2005-04-15 until 2005-07-10
Kemper Museum of Contemporary Art
Kansas City, MO,
USA
Miami-based Naomi Fisher creates psychologically and sexually charged images in which tropical landscape, decorative pattern, and fairytale figures collide in nightmarish scenarios. Fisher's high-fashion seductresses are menacing "often wielding knives" in her drawings and photographs, saturated with reds, oranges, yellows, and pinks. Featuring 11 works, the exhibition Naomi Fisher: Clear Cut is on view April 15 through July 10 at the Kemper Museum of Contemporary Art.
Fisher's "ladies," as she calls them, are drawn from characters imagined or inspired by horror films, feminist literature, music, mythology, and art history. Her tough-girl images reflect a shift in the representation of women in today's culture, with Xena Warrior Princess, Gwen Stefani, Lara Croft, and other icons of "grrrl power" on center stage. Fisher's ladies sport high heels and modish dresses, but they do not relinquish their power. They are sexually enticing to men and symbols of strength for women.

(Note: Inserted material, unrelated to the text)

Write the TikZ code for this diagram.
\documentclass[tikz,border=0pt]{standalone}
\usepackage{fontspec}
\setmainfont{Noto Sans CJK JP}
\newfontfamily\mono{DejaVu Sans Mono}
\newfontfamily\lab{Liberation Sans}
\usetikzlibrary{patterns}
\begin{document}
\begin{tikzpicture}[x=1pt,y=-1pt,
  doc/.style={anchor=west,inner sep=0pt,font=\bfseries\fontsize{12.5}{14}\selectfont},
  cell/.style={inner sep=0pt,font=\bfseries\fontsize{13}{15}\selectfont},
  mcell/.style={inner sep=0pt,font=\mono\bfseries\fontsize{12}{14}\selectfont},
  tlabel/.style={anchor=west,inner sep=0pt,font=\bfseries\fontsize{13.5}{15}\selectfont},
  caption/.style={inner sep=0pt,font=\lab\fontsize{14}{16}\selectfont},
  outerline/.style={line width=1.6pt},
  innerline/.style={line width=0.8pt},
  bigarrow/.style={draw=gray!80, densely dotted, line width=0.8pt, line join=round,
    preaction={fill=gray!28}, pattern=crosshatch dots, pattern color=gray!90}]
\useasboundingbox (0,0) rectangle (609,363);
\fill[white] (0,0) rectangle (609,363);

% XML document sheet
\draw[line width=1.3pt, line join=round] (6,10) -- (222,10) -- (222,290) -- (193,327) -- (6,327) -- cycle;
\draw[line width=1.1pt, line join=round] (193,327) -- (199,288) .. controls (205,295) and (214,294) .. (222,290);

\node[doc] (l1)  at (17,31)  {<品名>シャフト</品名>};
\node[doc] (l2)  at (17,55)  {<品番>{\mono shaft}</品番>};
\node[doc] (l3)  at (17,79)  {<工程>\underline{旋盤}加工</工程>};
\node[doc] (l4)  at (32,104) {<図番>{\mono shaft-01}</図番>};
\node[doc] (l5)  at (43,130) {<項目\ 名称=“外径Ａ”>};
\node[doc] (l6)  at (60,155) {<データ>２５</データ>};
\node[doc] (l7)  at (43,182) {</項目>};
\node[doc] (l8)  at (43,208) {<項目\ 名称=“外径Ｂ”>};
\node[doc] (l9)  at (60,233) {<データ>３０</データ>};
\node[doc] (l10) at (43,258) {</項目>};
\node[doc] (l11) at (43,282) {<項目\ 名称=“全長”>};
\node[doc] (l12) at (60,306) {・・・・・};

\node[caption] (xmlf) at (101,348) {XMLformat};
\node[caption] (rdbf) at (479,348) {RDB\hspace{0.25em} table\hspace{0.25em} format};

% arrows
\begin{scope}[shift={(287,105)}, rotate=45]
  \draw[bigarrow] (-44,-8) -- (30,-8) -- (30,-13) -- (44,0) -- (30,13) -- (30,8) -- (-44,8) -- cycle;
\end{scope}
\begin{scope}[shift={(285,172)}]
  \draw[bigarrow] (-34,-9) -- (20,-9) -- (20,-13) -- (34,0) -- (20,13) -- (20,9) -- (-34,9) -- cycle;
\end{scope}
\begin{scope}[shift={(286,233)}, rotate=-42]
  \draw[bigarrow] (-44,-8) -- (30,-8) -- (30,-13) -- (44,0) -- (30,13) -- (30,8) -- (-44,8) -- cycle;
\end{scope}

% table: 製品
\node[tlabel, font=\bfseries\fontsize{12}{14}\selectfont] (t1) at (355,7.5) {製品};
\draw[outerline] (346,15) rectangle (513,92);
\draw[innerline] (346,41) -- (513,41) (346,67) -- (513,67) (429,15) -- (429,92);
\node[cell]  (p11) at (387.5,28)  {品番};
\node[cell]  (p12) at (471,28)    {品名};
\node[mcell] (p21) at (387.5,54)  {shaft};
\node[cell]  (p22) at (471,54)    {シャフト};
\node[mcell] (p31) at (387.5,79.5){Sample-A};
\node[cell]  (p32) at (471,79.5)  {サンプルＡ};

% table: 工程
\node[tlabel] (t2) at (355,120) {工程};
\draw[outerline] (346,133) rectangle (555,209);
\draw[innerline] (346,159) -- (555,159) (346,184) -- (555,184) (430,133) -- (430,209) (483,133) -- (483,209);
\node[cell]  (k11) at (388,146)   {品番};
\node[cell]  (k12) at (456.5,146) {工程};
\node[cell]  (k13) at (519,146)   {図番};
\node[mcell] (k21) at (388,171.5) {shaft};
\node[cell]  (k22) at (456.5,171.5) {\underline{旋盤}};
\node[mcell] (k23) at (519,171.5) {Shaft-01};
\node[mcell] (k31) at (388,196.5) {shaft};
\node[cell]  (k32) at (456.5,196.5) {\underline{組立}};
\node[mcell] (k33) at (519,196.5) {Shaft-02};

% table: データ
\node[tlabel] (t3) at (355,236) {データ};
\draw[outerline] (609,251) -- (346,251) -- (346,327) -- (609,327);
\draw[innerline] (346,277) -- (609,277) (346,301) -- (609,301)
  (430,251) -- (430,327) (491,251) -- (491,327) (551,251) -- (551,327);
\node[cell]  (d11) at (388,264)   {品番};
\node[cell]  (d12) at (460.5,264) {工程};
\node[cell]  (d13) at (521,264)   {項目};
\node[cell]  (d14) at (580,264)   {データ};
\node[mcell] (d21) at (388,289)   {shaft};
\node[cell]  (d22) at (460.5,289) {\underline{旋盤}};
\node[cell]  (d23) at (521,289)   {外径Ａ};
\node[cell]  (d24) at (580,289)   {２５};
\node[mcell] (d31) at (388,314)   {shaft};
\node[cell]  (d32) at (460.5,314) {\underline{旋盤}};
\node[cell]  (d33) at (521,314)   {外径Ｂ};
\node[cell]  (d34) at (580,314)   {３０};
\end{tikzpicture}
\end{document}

In her menacing nature scenes, tropical foliage overwhelms, waters seem endless, and skies are ominous. Her subjects are literally consumed by nature. In the exhibition's accompanying brochure, Kemper Museum Curator Elizabeth Dunbar writes, "the female embodies nature in Fisher's drawings - she is Mother Nature incarnate."
Born in 1976 in Miami, Florida, Fisher received a B.F.A. from the Maryland Institute College of Art in 1998. She has had solo exhibitions at the Miami Art Museum (2001) and the University of Wisconsin, Milwaukee (2000).
The exhibition features seven drawings and four photographs and is accompanied by a free, four-color brochure with an essay by Elizabeth Dunbar, curator of the Kemper Museum of Contemporary Art.